How Einav Zangauker Became Netanyahu’s Fiercest Foe

US & World


More hostage releases were set to unfold over the following days, but the 2023 deal soon collapsed: Israel blamed Hamas for reneging on the terms of the agreement by attempting to release three corpses instead of three living female hostages. Members of Israel’s war cabinet argued in closed meetings that Israel should overlook the infraction and maintain the cease-fire, to save as many hostages as it could. “I thought that it was right to continue implementing the deal in any way possible,” Gadi Eisenkot, a retired general and member of the war cabinet, told the investigative news show “Uvda” last year. But Netanyahu and his broader security cabinet overruled them. That night, Israel resumed its bombing campaign in Gaza. “That was my first breaking point,” Einav told me. “I remember thinking, How do I peel myself off the floor?”

That winter, Einav met with Netanyahu for a second time since the attacks, along with relatives of other hostages. “We will do everything in our power to bring your loved ones home,” he told them again. When the families pressed him on what he meant by “everything,” Netanyahu waffled, according to Einav. “That’s when the thought started to nag at me that something bad was happening,” she told me. Einav disagreed with the few families at that meeting who called for preventing humanitarian aid from entering Gaza. Einav knew from Ilana that what little food the hostages received came from the aid packages, and a blockade would also hurt everyday Palestinians, which she found morally wrong. But Netanyahu “seemed to back those families, after telling us something completely different,” she told me. “I realized that his war goals” — to eliminate Hamas and bring back the hostages — “were on a collision course.”

Gil Dickmann, whose cousin was among those captured from Kibbutz Be’eri, recalled paying attention to Einav at that meeting. “She had a no-bullshit attitude,” he said. She told me that she was the last to speak, and she informed Netanyahu that just as her vote gave him a mandate to lead, she would “take that mandate away.” In the months before that meeting, “We had a sense that we were being played, but we didn’t know by whom,” Dickmann said. “Then, as time passed, it became clear who the biggest player of all was. It became clear that the person responsible was Netanyahu.”
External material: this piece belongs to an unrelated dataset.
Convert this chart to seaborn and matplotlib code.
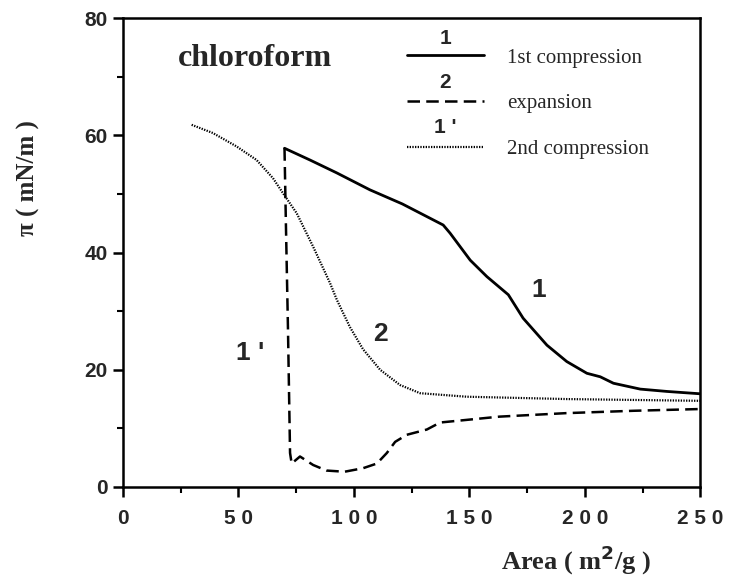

By then, several hostage families had begun to protest outside the I.D.F. headquarters near Begin Road. They hoped to intercept politicians and security chiefs as they drove into the compound. The first to do so was Avichai Brodutch, a pineapple grower from Kibbutz Kfar Aza whose wife and children were captured from their home. Days after the attacks, he set up a chair and a hand-drawn sign: “My family is in Gaza.” He was soon joined by Hadas Kalderon, whose two children and ex-husband, Ofer, were also held hostage by Hamas. Kalderon and a handful of other women formed a group called the Mothers’ Guard. Einav occasionally drove by with her daughters and offered her support, but she initially shied away from public action. As she put it, “I was still under the influence of the Bibi-ist cult.”

The Brodutch and Kalderon children were returned as part of the 2023 truce deal. Hadas and Avichai now devoted themselves to their children’s rehabilitation. So Ifat Kalderon, Ofer’s cousin, took over the Begin Road guard with a handful of other relatives and supporters. In February 2024, Einav, still anguished after the meeting with Netanyahu, decided to sleep outside the defense headquarters until Matan returned. Kalderon and the other women arranged a tent and blankets for her and offered their sympathies. Once the police ordered her to remove the tent, she joined the rest of the group at Begin.